First there’s lights out, then there’s lock up.
Masterpieces serving maximum sentences;
It’s their own fault for being timeless.
There’s a price you pay and a consequence.
All the galleries, the museums;
They will stay there forever and a day.
All the rowboats in the oil paintings
They keep trying to row away, row away…
Have you ever been lost in a work of art? I count among my biggest hobbies imagining life inside of a painting. Fortunate enough to live in Manhattan, I often wander over to the Metropolitan Museum of Art to observe the works of the masters and stroll through the halls taking in the human accomplishments that line the galleries. However, there is something I can’t stand to see when I’m there: religious art imprisoned. It’s so depressing when I come upon a work (obviously forged in a fit of pious ecstasy) now confined by the secular chains of an art museum — even one so grand as the Met. Surely the only place for a work inspired by faith is where it can be properly venerated. Perhaps my view is a product of liberal guilt or youthful naivety, but shouldn’t we empty our museums of these religious treasures and return them to their rightful places?
Great works of art are so often stuffed into museums not easily accessible and therefore lose a part of the humanity that was their inspiration. The saddest version of this is surely when devotional images of any religion are pilfered from houses of worship and placed in sterile mediocrity. I get this awful feeling whenever I walk by a work of art with a religious focus. From bountiful Buddhas to carved Crucifixes and small Shinto tokens, it is a sad fact that so many religious items are housed in our museums.
The website for the Orthodox Church in America explains what religious art and iconography were created for in the first place: “The traditional Orthodox icon is not a holy picture. It is not a pictorial portrayal of some Christian saint or event in a ‘photocopy’ way. It is, on the contrary, the expression of the eternal and divine reality, significance and purpose of the given person or event depicted.”

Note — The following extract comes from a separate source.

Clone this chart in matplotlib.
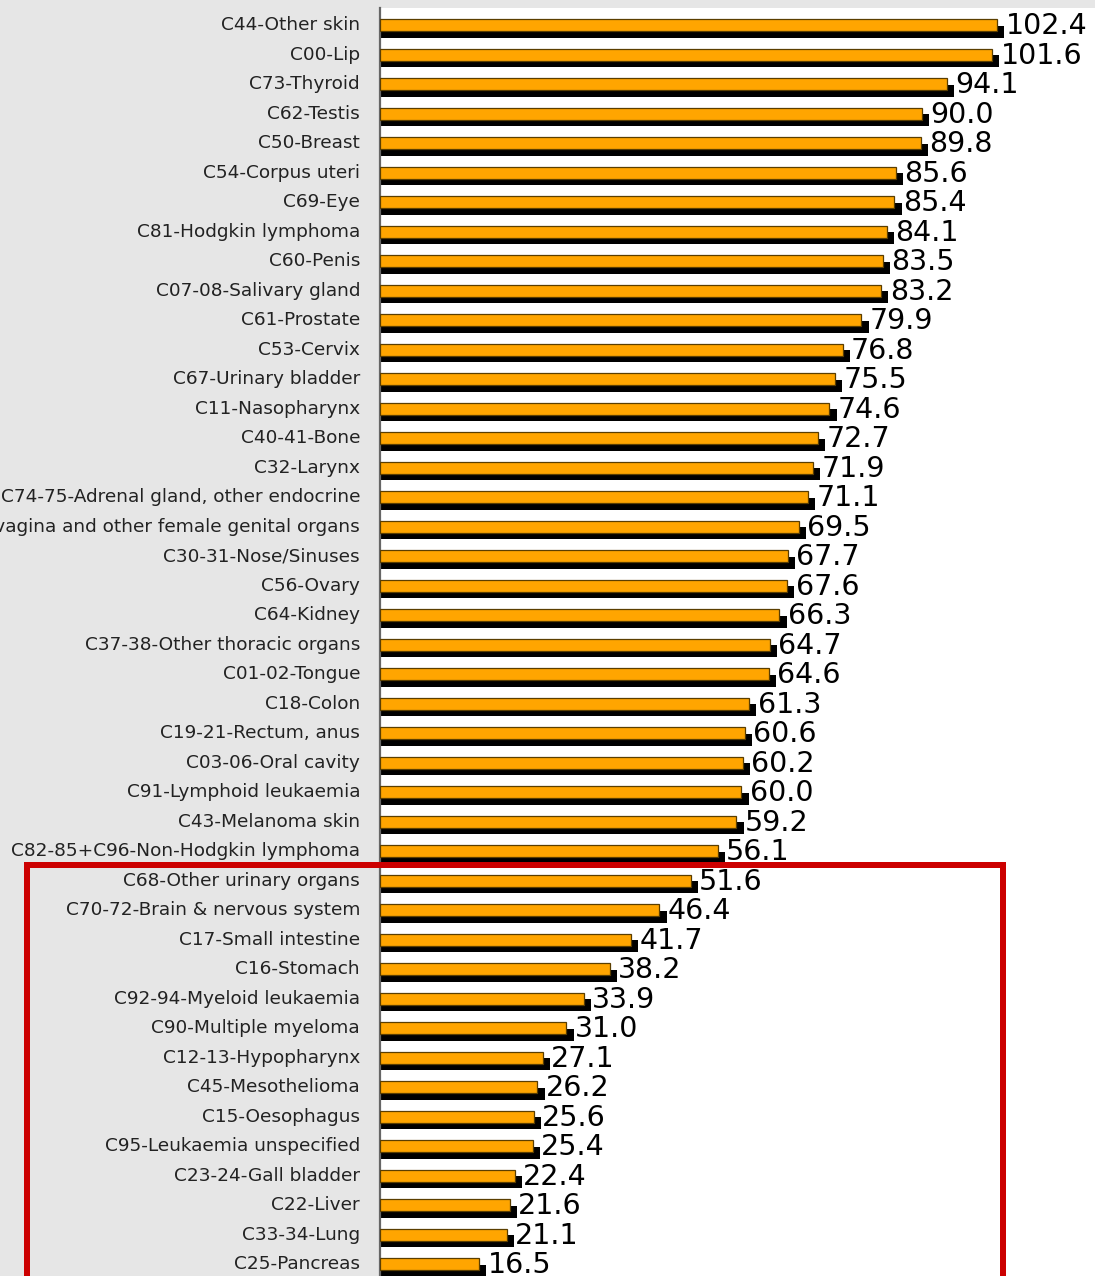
import matplotlib
matplotlib.use("Agg")
import matplotlib.pyplot as plt
from matplotlib.patches import Rectangle

categories = [
    "C44-Other skin", "C00-Lip", "C73-Thyroid", "C62-Testis", "C50-Breast",
    "C54-Corpus uteri", "C69-Eye", "C81-Hodgkin lymphoma", "C60-Penis",
    "C07-08-Salivary gland", "C61-Prostate", "C53-Cervix", "C67-Urinary bladder",
    "C11-Nasopharynx", "C40-41-Bone", "C32-Larynx",
    "C74-75-Adrenal gland, other endocrine",
    "C51-52+C57-Vulva, vagina and other female genital organs",
    "C30-31-Nose/Sinuses", "C56-Ovary", "C64-Kidney",
    "C37-38-Other thoracic organs", "C01-02-Tongue", "C18-Colon",
    "C19-21-Rectum, anus", "C03-06-Oral cavity", "C91-Lymphoid leukaemia",
    "C43-Melanoma skin", "C82-85+C96-Non-Hodgkin lymphoma",
    "C68-Other urinary organs", "C70-72-Brain & nervous system",
    "C17-Small intestine", "C16-Stomach", "C92-94-Myeloid leukaemia",
    "C90-Multiple myeloma", "C12-13-Hypopharynx", "C45-Mesothelioma",
    "C15-Oesophagus", "C95-Leukaemia unspecified", "C23-24-Gall bladder",
    "C22-Liver", "C33-34-Lung", "C25-Pancreas",
]
values = [
    102.4, 101.6, 94.1, 90.0, 89.8, 85.6, 85.4, 84.1, 83.5, 83.2, 79.9, 76.8,
    75.5, 74.6, 72.7, 71.9, 71.1, 69.5, 67.7, 67.6, 66.3, 64.7, 64.6, 61.3,
    60.6, 60.2, 60.0, 59.2, 56.1, 51.6, 46.4, 41.7, 38.2, 33.9, 31.0, 27.1,
    26.2, 25.6, 25.4, 22.4, 21.6, 21.1, 16.5,
]

W, H = 1095, 1276
fig = plt.figure(figsize=(W / 100, H / 100), dpi=100)
fig.patch.set_facecolor("#e6e6e6")

row_px = 29.5
first_px = 27.0
top_px = 8.0
bottom_px = 1300.0
left_px = 379.5
ax = fig.add_axes([left_px / W, 1 - bottom_px / H, (W - left_px) / W, (bottom_px - top_px) / H])
ax.set_facecolor("white")

y_top = -(first_px - top_px) / row_px
y_bot = (bottom_px - first_px) / row_px
ax.set_ylim(y_bot, y_top)
px_per_unit = 6.03
ax.set_xlim(0, (W - left_px) / px_per_unit)

ypos = list(range(len(values)))
h = 0.42
# shadow
ax.barh([y + 0.16 for y in ypos], [v + 1.2 for v in values], height=h, left=0,
        color="black", edgecolor="black", linewidth=0, zorder=2)
# main bars
ax.barh([y - 0.06 for y in ypos], values, height=h, left=0,
        color="#ffa500", edgecolor="#5a3e00", linewidth=0.9, zorder=3)

for y, v in zip(ypos, values):
    ax.text(v + 1.4, y - 0.02, f"{v:.1f}", va="center", ha="left",
            fontsize=20.5, color="black", zorder=4)

ax.set_yticks([y - 0.12 for y in ypos])
ax.set_yticklabels(categories, fontsize=13.3, color="#222222")
ax.tick_params(axis="y", length=0, pad=14)
ax.set_xticks([])
for s in ["top", "right", "bottom"]:
    ax.spines[s].set_visible(False)
ax.spines["left"].set_color("#666666")
ax.spines["left"].set_linewidth(1.6)

# red highlight box
lw_px = 6
rect = Rectangle((26.5 / W, -0.05), (1003 - 26.5) / W, (1 - 865 / H) + 0.05,
                 transform=fig.transFigure, fill=False, edgecolor="#cc0000",
                 linewidth=lw_px * 72 / 100, zorder=10, clip_on=False)
fig.add_artist(rect)

fig.savefig("out.png", dpi=100, facecolor=fig.get_facecolor())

There! Religious art is not intended to be viewed by the casual tourist or blasé weekender; it’s meant to be experienced by a believer — a tool for them on their spiritual journey, to assist them in reaching out to the divine.
Stolen or protected?
There’s another reason why I am disgusted by museums — especially Western museums — taking great religious works of art, often from other cultures: racism. Many of the great Western institutions of art were founded and funded by the ultra-rich white elite in the late 18th century. Students of history may recognize this time also as the golden age of imperialism. During this time, greedy Western European countries (and the U.S.) extended their tentacles around the world, gobbling up formerly independent countries into a kind of worldwide hegemony. Naturally, the colonies were westernized and their native cultures destroyed. Many had their greatest treasures stolen and carried off like trophies to the great museums of Europe and America. The most notable is the British theft of the Elgin Marbles from the Parthenon. Many Victorians believed it was up to them to protect the great artwork of the world from the “inferior cultures.” They saw it to be a sort of white man’s burden.
Others may say that we must protect religious artifacts from outside forces, preserving them for our progeny. They may point to the tragic loss of the Buddhas of Bamyan at the hands of the Taliban. It may sound callous, but maybe it’s a risk we have to take. Isn’t hiding religious art away in museums the same as caging a bird or imprisoning a wild animal meant to be free? We must let our works of art breath in the natural world.
Leaving the Met, a short stroll down Fifth Avenue takes me to a spot that gets it right — Saint Patrick’s Cathedral, the towering granite monolith and unofficial Vatican of American Catholicism. Inside its gilded doors are amassed a great number of religious works. My personal favorite is a statue of the Virgin Mary found in the very back of the Church. Located in a quiet space where the Blessed Sacrament is stored, it holds all who view it in awe. You can literally feel the decades of prayer radiating from the statue and into the hearts of those prayerfully revering it. With candles illuminating its face and the smell of incense, one can understand that this statue is an active participant in the spiritual life of the cathedral. Contrast this with the countless statues that line the Metropolitan or your local museum.
In the next century we must make a concerted effort to move religious art out of museums and back into places of worship, where they were intended to be experienced in the first place. Religious artifacts in a museum are like a violin without strings. I don’t think many Catholics would be happy if Michelangelo’s Pietà was shoved into the corner of some dusty museum in Beijing. Respect of religions is a tightrope walk and our museums, and by extension culture, have their work cut out for them.